Autopilot Design for Velocity-varying Missile Based On Sliding Mode Control Scheme

Abstract

Solid propellant rockets are widely used for anti-air missiles, including anti-ballistic missile and anti-ship missile interceptors. The missiles undergo immediate acceleration during the boost phase after launch and experience deceleration due to the aerodynamic drag during the glide-phase after burnout. Expanding the time devoted to the mid-course guidance and the terminal homing guidance, wherein the missile is precisely guided by the guidance loop, can increase the target interception probability. Moreover, the need for guaranteed control performance during the entire flight envelope, including the boost-phase and the glide-phase, is necessary. Therefore, for efficient and effective target interception, missile autopilot exhibiting acceptable performance over the entire flight-envelope is required. The problem posed in terms of the autopilot design for the velocity-varying missile, however, is that the missile experiences rapid parameter variation, including the velocity and inertial characteristics. Additionally, cross-coupled dynamics and aerodynamics due to large attitude change or rapid maneuvering are experienced

therefore, integrated autopilot control design is required. When the missile is launched from a vertical launch system, the initial attitude control, which is used to make the missile fly toward a target by controlling the pitch and yaw attitude, is required. Consequently, an integrated attitude and acceleration controller is required to achieve the desired attitude during the initial boost phase and to track the given guidance command for the target interception. In this study, sliding-mode-based, nonlinear missile autopilots are designed for a velocity-varying missile.
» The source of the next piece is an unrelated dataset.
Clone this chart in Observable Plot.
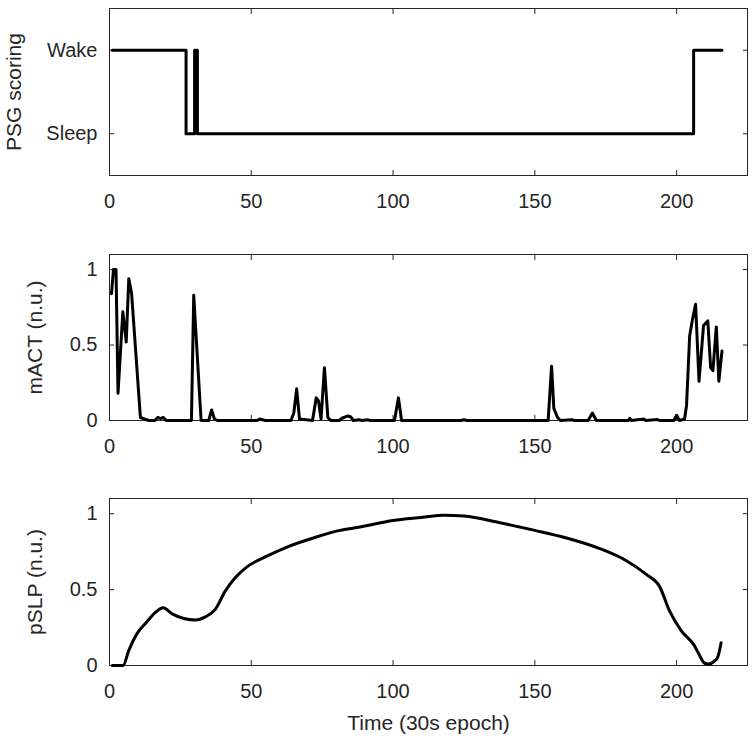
<!DOCTYPE html>
<html>
<head>
<meta charset="utf-8">
<script src="https://cdn.jsdelivr.net/npm/d3@7"></script>
<script src="https://cdn.jsdelivr.net/npm/@observablehq/plot@0.6"></script>
<style>
  body { margin: 0; background: #fff; }
  #chart { width: 756px; height: 748px; }
  #chart svg { display: block; }
  #chart svg g[aria-label="y-axis label"] text, #chart svg g[aria-label="x-axis label"] text { font-size: 21px; }
</style>
</head>
<body>
<div id="chart"></div>
<script>
// ---------- data ----------
const xTicks = [0, 50, 100, 150, 200];
const xLabel = "Time (30s epoch)";

// Panel 1: PSG scoring (change points, step-after)
const psgEpoch = [1, 27, 30, 31, 206, 216];
const psgState = [1, 0, 1, 0, 1, 1];
const psgTicks = [0, 1];
const psgTickLabels = ["Sleep", "Wake"];

// Panel 2: mACT (n.u.)
const actEpoch = [0.7, 1.4, 2.3, 3.0, 4.7, 5.9, 6.8, 7.8, 10.9, 12, 13, 14, 16, 17, 18, 19, 20,
  28.9, 29.7, 32.3, 35, 36, 37, 38, 52, 53, 54, 55, 64, 65, 66, 67,
  71.6, 72.9, 73.7, 74.6, 75.8, 77, 78, 81, 82, 84, 85, 86, 88, 89, 91, 92,
  100.5, 101.9, 103, 124, 125, 126, 154.7, 155.9, 156.7, 158, 159, 163, 164,
  168.8, 170.3, 171.7, 183, 183.5, 184, 188.5, 189, 193.3, 194, 199, 200, 201,
  202.8, 203.5, 204.6, 205.5, 206.7, 207.9, 209.5, 211, 212, 212.8, 214, 214.9, 216];
const actValue = [0.84, 1.0, 1.0, 0.18, 0.72, 0.52, 0.94, 0.84, 0.02, 0.012, 0.005, 0, 0, 0.02, 0.012, 0.02, 0,
  0, 0.83, 0, 0, 0.07, 0.01, 0, 0, 0.01, 0.005, 0, 0, 0.05, 0.21, 0.01,
  0, 0.15, 0.13, 0.01, 0.35, 0.02, 0, 0, 0.015, 0.03, 0.025, 0, 0.005, 0, 0.005, 0,
  0, 0.15, 0, 0, 0.005, 0, 0, 0.36, 0.08, 0.02, 0, 0.005, 0,
  0, 0.05, 0, 0, 0.015, 0, 0.01, 0, 0.006, 0, 0, 0.035, 0,
  0.01, 0.1, 0.56, 0.66, 0.77, 0.26, 0.63, 0.66, 0.35, 0.33, 0.62, 0.26, 0.46];
const actTicks = [0, 0.5, 1];

// Panel 3: pSLP (n.u.)
const slpEpoch = [1, 4.8, 6.8, 9.7, 13.3, 16.2, 18.9, 22.1, 26.2, 30.3, 33.8, 37.3, 40.8, 44.4, 48.5,
  55.5, 62.6, 71.9, 81.3, 87.8, 100, 110, 118, 125, 137.7, 150, 161.2, 172.9, 182.3, 189.3,
  194, 197.5, 201.6, 206.3, 208.1, 209.9, 211.4, 213.4, 214.5, 215.7];
const slpValue = [0, 0, 0.10, 0.21, 0.29, 0.35, 0.38, 0.34, 0.31, 0.30, 0.32, 0.37, 0.49, 0.58, 0.65,
  0.72, 0.78, 0.84, 0.89, 0.91, 0.955, 0.975, 0.99, 0.985, 0.94, 0.89, 0.84, 0.77, 0.69, 0.60,
  0.52, 0.36, 0.23, 0.13, 0.066, 0.015, 0.01, 0.03, 0.055, 0.15];
const slpTicks = [0, 0.5, 1];

// ---------- drawing ----------
const ink = "#262626";
const font = "'Liberation Sans', Arial, Helvetica, sans-serif";
const tickFont = 20;

function panel({xs, ys, yDomain, yTicks, yFormat, yLabel, yLabelOffset, height, mt, mb, curve, showXLabel}) {
  const data = xs.map((x, i) => ({x, y: ys[i]}));
  return Plot.plot({
    width: 756, height,
    marginLeft: 109, marginRight: 9, marginTop: mt, marginBottom: mb,
    style: {fontFamily: font, fontSize: "20px", color: ink, background: "#fff"},
    x: {domain: [0, 225]},
    y: {domain: yDomain},
    marks: [
      Plot.frame({stroke: ink, strokeWidth: 1}),
      Plot.axisX({anchor: "bottom", ticks: xTicks, tickSize: -5, tickPadding: 23, fontSize: tickFont,
        label: showXLabel ? xLabel : null, labelAnchor: "center", labelOffset: 64, labelArrow: "none"}),
      Plot.axisX({anchor: "top", ticks: xTicks, tickSize: -5, tickFormat: () => "", label: null}),
      Plot.axisY({anchor: "left", ticks: yTicks, tickFormat: yFormat, tickSize: -5, tickPadding: 17, fontSize: tickFont,
        label: yLabel, labelAnchor: "center", labelOffset: yLabelOffset, labelArrow: "none"}),
      Plot.axisY({anchor: "right", ticks: yTicks, tickSize: -5, tickFormat: () => "", label: null}),
      Plot.line(data, {x: "x", y: "y", stroke: "#000", strokeWidth: 3, curve})
    ]
  });
}

const root = document.getElementById("chart");
root.append(panel({
  xs: psgEpoch, ys: psgState, yDomain: [-0.5, 1.5], yTicks: psgTicks,
  yFormat: d => psgTickLabels[psgTicks.indexOf(d)], yLabel: "PSG scoring", yLabelOffset: 103,
  height: 240, mt: 8, mb: 65, curve: "step-after", showXLabel: false
}));
root.append(panel({
  xs: actEpoch, ys: actValue, yDomain: [0, 1.1], yTicks: actTicks,
  yFormat: d => String(d), yLabel: "mACT (n.u.)", yLabelOffset: 82,
  height: 240, mt: 14, mb: 60, curve: "linear", showXLabel: false
}));
root.append(panel({
  xs: slpEpoch, ys: slpValue, yDomain: [0, 1.1], yTicks: slpTicks,
  yFormat: d => String(d), yLabel: "pSLP (n.u.)", yLabelOffset: 82,
  height: 268, mt: 18, mb: 83, curve: "monotone-x", showXLabel: true
}));
</script>
</body>
</html>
The purposes of the autopilots are initial attitude control and acceleration control for skid-to-turn missiles. To perform integrated attitude and acceleration control associated with the input channel cross-coupling effects, precise mathematical modeling of the missile is conducted. For the autopilot design, multiple sliding surfaces are simultaneously considered. The sliding mode attitude controllers are designed in the form of single-loop and two-loop architectures regarding the time-scale separation. Moreover, a virtual control input is employed to relax the requirements for the higher-order sliding mode controller. For the acceleration control, a baseline autopilot is designed considering the nominal missile dynamics and the aerodynamics. To address the uncertainties due to the parameter variations, such as external disturbances and imperfect modeling, an adaptive sliding mode autopilot is designed in addition to the baseline autopilot. Numerical simulation using a six-degrees-of-freedom, nonlinear missile model is performed to demonstrate the performance of the autopilots.